[Source data]
******

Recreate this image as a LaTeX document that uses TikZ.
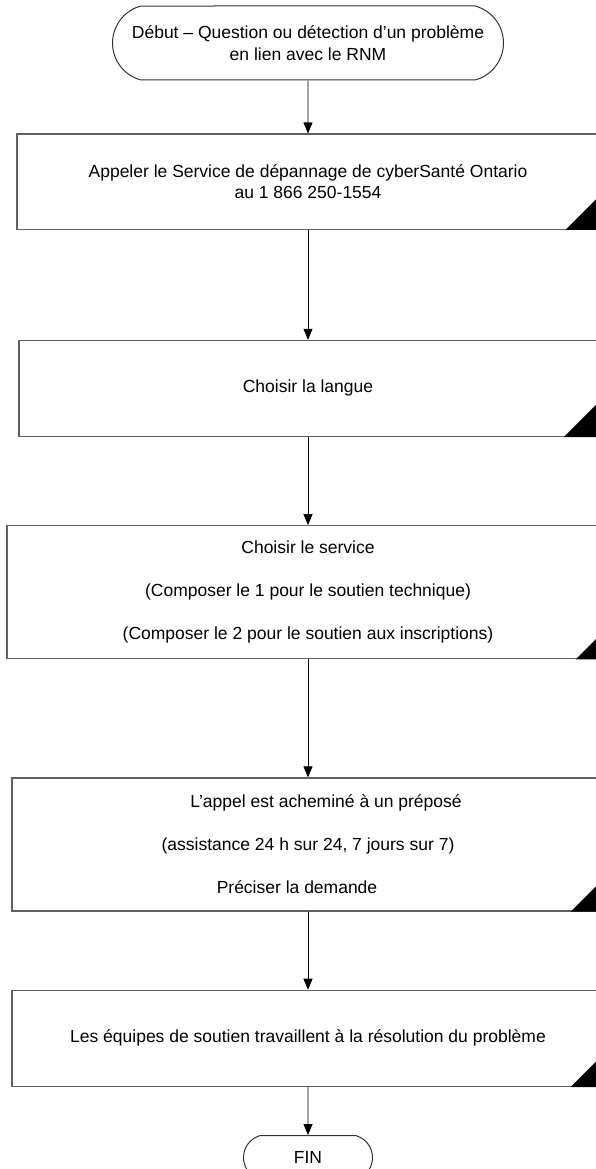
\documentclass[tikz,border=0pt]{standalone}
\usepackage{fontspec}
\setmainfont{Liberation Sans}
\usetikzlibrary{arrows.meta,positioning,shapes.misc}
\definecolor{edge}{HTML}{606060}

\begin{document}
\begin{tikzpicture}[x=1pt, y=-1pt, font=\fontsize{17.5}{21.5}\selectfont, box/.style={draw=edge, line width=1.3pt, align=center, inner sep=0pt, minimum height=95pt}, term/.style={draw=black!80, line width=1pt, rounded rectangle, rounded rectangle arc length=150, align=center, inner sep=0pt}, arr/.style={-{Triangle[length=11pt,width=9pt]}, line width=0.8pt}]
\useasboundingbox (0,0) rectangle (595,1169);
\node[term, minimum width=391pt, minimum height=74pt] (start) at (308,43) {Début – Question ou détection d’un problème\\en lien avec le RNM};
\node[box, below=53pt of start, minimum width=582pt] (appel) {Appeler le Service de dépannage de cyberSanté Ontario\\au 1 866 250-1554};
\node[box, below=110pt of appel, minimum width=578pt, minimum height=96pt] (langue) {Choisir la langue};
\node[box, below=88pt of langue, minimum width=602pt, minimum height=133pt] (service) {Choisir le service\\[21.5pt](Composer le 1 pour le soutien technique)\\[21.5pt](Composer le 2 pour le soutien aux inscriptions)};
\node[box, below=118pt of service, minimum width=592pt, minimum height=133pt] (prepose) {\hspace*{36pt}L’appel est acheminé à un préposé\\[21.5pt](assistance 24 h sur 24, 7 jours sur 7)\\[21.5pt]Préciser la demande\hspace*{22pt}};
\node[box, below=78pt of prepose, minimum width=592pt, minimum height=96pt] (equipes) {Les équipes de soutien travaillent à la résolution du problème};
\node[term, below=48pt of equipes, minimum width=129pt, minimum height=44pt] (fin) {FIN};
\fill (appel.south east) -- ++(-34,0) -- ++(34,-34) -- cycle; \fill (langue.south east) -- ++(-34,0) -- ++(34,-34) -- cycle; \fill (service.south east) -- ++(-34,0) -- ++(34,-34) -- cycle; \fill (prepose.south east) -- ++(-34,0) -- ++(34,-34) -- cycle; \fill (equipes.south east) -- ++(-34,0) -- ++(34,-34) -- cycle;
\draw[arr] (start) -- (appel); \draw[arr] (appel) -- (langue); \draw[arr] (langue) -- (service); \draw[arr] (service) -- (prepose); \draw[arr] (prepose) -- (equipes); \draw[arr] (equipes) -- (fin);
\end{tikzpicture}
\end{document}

******

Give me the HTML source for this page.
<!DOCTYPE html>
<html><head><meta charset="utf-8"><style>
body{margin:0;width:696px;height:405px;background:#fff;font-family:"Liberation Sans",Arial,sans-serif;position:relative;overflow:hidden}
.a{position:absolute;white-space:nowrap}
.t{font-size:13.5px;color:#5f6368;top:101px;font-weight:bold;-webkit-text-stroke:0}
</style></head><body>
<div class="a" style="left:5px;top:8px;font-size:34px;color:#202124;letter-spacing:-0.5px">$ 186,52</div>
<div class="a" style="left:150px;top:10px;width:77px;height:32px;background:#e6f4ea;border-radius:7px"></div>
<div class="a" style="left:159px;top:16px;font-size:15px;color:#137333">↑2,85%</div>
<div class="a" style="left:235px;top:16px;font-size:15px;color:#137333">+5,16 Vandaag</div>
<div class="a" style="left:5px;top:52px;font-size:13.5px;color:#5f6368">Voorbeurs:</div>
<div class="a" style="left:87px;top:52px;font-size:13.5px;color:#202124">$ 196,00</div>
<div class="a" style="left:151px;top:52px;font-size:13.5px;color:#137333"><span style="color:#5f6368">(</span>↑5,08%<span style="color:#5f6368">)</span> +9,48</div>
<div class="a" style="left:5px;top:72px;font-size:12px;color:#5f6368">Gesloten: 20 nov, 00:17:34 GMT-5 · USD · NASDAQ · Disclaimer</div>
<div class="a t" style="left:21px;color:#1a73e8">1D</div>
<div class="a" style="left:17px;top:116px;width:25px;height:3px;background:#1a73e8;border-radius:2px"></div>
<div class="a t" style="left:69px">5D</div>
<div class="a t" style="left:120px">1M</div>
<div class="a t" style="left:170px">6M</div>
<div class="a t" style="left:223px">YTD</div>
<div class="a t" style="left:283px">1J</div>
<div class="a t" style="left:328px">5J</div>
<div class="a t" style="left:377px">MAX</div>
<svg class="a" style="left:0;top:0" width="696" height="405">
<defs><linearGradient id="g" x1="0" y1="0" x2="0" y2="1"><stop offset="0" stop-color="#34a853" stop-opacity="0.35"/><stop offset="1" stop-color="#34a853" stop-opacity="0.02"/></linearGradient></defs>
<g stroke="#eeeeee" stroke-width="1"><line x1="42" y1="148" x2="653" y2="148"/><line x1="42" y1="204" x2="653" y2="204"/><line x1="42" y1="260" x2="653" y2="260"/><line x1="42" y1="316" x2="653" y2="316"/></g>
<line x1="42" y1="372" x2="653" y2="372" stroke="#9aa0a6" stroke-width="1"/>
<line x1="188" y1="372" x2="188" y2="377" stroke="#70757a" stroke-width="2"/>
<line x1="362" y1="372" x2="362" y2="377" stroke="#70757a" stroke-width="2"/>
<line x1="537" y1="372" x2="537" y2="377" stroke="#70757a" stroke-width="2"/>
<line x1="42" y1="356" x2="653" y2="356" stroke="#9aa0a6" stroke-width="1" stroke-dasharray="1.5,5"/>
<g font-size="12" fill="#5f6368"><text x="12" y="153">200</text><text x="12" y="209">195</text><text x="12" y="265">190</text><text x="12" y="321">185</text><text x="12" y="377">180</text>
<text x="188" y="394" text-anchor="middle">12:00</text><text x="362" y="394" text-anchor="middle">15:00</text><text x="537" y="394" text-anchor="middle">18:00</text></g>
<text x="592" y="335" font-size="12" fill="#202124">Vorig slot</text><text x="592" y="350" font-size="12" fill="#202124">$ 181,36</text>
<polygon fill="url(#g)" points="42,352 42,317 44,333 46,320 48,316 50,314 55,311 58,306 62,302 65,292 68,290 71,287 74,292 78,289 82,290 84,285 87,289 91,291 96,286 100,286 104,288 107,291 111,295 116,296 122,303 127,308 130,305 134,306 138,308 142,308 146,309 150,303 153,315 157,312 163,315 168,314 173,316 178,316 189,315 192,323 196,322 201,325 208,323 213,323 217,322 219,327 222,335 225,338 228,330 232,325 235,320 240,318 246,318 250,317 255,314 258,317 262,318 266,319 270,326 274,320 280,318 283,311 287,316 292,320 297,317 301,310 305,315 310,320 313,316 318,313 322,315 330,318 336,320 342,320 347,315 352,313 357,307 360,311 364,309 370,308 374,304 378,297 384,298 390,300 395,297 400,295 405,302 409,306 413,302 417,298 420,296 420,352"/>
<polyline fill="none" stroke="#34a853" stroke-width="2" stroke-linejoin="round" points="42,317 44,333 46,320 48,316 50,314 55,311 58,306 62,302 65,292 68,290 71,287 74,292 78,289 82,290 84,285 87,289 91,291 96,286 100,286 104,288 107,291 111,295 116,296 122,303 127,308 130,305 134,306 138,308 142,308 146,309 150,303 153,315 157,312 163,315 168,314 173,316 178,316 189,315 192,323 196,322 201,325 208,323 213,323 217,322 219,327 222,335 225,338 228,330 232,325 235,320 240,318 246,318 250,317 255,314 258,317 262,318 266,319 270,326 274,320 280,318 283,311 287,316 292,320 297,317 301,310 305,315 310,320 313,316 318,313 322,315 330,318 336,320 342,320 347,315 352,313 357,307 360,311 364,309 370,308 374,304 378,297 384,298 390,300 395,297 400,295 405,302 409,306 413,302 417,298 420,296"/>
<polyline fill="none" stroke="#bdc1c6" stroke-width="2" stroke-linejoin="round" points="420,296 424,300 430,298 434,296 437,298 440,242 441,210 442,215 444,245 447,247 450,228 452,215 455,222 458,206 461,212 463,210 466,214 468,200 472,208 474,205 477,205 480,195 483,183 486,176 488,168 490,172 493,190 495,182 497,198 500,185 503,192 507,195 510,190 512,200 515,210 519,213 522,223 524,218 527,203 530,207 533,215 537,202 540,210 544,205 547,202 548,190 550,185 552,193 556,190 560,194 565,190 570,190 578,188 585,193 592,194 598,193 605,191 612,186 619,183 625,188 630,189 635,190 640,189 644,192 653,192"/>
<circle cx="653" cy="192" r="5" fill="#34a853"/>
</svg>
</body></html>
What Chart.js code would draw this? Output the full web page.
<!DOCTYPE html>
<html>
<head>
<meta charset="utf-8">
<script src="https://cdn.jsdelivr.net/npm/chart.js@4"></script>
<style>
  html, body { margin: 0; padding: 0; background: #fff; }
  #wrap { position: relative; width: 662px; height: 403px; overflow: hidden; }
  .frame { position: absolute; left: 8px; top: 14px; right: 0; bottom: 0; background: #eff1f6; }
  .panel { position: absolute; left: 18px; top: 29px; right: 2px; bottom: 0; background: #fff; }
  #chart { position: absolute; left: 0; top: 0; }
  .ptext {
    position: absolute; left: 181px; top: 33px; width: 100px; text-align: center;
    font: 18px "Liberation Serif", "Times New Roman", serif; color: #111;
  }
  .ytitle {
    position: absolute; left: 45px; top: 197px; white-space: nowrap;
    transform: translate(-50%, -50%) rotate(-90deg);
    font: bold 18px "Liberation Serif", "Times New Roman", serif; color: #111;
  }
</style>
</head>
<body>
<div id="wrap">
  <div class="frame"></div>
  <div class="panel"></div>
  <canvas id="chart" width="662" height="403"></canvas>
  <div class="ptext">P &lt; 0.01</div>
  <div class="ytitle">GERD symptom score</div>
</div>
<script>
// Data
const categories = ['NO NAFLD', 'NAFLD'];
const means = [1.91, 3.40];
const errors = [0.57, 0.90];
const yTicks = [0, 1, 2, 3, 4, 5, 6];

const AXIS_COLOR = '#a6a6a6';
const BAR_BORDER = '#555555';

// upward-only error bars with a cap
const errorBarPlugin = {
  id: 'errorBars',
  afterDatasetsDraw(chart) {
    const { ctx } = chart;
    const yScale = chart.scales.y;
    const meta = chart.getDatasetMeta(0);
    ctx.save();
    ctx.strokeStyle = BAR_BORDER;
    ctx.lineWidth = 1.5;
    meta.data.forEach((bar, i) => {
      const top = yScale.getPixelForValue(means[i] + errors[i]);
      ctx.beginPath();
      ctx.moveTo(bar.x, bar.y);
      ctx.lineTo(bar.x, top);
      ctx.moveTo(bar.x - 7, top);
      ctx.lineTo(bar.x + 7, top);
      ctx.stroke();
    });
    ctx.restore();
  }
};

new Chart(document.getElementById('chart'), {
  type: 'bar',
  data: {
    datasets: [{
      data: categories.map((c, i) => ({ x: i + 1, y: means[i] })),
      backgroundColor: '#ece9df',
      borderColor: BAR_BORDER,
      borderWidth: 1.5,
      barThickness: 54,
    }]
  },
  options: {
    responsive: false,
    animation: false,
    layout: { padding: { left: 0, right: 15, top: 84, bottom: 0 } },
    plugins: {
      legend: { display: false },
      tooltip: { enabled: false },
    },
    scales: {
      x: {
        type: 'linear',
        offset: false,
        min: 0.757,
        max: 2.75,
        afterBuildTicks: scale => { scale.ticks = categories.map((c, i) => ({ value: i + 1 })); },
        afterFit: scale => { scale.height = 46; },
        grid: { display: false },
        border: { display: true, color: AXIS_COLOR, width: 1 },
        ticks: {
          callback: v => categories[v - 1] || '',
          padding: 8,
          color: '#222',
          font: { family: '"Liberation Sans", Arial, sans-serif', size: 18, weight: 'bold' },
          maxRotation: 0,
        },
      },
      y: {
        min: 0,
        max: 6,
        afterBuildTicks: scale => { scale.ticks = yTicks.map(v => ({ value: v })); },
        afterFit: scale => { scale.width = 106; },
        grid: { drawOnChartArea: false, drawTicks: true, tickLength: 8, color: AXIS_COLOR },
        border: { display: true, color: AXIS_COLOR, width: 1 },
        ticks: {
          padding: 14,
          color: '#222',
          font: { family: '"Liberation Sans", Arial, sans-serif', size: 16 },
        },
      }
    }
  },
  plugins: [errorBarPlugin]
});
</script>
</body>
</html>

******

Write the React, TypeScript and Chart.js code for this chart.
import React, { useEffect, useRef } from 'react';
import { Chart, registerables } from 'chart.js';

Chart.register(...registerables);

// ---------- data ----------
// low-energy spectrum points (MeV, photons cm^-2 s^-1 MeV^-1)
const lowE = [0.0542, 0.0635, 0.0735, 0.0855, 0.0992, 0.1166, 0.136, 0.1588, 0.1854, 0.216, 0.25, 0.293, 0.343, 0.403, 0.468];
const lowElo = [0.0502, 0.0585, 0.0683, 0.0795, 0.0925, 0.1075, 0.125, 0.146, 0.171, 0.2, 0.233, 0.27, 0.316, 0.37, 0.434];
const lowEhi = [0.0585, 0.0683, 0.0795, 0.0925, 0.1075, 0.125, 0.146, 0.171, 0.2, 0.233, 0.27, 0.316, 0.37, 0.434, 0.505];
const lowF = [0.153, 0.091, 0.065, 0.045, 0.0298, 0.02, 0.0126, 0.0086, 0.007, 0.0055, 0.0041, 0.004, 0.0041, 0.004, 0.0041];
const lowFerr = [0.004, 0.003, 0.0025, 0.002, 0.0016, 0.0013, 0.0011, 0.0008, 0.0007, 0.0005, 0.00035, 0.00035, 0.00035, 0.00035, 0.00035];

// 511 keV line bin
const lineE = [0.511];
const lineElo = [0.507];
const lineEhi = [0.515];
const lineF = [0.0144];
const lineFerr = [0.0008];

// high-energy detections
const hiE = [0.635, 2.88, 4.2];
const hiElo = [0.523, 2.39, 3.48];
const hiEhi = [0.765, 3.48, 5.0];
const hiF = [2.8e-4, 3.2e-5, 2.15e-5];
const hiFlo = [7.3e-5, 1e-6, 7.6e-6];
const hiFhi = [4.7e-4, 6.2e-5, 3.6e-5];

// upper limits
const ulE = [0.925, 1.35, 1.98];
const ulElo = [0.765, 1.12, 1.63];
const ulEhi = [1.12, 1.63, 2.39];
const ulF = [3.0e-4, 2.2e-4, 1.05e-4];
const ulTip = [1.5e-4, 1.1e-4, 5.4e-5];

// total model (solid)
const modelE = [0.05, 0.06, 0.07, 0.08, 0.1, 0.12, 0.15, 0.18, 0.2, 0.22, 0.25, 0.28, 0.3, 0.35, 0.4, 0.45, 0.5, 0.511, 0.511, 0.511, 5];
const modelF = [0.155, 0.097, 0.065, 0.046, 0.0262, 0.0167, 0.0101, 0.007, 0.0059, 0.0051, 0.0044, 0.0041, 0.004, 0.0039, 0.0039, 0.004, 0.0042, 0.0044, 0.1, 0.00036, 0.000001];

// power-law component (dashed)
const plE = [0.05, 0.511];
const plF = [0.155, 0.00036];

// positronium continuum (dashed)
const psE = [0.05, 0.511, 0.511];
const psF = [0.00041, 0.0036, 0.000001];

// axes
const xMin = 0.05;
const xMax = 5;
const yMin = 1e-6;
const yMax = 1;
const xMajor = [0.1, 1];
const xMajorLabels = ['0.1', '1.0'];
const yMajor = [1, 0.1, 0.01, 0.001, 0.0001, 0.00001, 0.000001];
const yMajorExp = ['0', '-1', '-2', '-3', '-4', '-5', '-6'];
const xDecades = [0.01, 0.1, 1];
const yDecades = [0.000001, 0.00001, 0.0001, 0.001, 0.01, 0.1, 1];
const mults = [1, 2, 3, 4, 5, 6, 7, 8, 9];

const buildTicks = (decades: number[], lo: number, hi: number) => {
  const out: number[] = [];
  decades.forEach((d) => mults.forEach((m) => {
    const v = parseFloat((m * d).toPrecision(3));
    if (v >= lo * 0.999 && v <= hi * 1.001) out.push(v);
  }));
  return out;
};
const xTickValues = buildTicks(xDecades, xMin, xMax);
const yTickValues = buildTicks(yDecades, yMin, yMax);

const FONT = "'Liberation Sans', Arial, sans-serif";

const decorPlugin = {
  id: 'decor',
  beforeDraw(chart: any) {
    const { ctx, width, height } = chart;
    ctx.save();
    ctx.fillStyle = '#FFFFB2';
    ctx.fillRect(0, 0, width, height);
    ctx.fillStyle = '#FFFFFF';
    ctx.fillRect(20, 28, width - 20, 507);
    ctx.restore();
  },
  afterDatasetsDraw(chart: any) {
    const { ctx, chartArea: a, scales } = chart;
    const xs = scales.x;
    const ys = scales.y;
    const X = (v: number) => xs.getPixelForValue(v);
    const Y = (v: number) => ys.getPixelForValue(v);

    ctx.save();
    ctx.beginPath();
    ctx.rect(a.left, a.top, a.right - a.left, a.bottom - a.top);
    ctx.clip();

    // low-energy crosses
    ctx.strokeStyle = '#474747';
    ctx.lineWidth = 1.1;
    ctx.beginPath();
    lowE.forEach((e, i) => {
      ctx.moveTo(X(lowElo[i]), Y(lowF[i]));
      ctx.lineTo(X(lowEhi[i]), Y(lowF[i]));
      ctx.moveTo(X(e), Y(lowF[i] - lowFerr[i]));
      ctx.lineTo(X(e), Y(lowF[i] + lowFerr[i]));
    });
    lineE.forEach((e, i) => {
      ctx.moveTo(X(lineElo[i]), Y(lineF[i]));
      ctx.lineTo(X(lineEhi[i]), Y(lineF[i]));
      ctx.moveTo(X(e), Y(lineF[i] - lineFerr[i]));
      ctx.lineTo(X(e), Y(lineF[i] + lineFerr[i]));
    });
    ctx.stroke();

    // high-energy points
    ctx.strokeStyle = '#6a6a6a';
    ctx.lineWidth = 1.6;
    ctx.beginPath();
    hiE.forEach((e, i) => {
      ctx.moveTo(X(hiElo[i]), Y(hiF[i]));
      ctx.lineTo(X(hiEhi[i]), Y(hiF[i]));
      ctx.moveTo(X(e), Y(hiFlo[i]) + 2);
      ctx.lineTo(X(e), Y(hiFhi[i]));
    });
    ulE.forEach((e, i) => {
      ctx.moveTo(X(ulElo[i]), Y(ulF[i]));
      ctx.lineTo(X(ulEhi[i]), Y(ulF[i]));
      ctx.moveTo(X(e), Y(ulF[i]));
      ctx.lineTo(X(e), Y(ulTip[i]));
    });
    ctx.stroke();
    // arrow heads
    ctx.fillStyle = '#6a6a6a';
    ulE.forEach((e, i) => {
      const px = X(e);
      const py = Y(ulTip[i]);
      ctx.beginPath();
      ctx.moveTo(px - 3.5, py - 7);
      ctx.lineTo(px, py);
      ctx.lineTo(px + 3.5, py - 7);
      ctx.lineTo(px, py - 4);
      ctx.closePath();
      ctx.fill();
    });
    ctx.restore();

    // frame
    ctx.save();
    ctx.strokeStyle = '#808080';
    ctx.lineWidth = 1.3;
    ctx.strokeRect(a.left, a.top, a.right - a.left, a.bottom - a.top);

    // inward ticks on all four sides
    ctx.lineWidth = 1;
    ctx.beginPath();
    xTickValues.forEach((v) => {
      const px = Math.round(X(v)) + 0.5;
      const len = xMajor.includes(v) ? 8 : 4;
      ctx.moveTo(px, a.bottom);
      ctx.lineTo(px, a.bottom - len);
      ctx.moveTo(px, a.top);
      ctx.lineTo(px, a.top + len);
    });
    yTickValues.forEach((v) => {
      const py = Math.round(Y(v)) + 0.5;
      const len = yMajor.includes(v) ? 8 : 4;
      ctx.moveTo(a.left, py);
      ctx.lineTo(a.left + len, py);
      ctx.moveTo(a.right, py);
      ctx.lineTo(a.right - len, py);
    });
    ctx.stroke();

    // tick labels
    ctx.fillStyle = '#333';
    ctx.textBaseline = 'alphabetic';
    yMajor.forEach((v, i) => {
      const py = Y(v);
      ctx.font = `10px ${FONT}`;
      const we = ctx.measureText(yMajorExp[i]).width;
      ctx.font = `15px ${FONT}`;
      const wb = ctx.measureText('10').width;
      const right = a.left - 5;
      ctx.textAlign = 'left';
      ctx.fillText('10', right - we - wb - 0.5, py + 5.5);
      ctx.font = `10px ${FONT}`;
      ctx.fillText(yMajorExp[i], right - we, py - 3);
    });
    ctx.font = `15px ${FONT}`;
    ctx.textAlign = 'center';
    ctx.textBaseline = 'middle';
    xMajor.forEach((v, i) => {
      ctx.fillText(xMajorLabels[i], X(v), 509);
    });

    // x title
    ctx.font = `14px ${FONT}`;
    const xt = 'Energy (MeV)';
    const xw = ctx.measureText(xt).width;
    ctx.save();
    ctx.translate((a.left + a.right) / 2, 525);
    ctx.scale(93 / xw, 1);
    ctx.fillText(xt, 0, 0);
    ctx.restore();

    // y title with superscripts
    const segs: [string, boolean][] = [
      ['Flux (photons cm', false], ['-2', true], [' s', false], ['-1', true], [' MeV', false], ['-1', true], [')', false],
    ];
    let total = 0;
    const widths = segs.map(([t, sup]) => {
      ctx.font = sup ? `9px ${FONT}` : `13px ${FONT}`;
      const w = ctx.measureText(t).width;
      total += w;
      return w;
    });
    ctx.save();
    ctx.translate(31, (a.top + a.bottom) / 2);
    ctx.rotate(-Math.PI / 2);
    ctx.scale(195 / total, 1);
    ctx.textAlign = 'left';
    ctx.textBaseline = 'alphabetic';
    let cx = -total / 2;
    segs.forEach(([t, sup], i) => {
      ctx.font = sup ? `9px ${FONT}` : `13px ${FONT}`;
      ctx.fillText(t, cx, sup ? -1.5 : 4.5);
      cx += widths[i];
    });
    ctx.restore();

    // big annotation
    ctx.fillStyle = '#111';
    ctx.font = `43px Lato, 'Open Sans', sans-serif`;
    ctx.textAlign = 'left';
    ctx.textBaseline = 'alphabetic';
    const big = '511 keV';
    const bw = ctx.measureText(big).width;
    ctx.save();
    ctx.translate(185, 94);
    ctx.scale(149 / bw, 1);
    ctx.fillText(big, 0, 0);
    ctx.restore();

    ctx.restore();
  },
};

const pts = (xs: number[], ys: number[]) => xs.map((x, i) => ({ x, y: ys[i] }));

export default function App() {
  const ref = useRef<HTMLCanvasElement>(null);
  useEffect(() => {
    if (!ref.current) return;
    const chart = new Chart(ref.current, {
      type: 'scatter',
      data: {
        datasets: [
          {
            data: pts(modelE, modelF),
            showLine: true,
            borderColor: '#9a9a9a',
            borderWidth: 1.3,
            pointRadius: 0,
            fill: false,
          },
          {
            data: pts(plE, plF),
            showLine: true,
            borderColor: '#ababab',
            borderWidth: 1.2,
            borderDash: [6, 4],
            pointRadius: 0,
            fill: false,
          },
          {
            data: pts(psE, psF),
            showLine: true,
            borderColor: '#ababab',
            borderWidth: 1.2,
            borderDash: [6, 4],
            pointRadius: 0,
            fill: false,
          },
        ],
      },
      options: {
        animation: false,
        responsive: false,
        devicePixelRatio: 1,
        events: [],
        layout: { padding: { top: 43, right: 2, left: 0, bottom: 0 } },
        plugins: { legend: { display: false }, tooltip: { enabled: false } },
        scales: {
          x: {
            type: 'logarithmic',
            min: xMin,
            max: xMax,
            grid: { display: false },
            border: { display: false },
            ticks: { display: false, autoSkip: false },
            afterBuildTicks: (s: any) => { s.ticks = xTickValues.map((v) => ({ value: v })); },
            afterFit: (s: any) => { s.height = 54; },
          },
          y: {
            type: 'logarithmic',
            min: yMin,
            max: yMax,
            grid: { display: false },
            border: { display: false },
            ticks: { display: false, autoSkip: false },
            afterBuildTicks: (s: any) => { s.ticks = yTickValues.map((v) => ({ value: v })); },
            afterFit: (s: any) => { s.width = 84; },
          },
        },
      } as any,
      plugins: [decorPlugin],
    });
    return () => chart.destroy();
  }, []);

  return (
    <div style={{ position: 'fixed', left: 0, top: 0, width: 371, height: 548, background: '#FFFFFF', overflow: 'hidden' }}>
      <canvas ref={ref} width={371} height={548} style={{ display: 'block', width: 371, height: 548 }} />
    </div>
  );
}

******

What the exercise asks
From the records, copy every line that has the string "React" in it.

Result
Write the React, TypeScript and Chart.js code for this chart.
import React, { useEffect, useRef } from 'react';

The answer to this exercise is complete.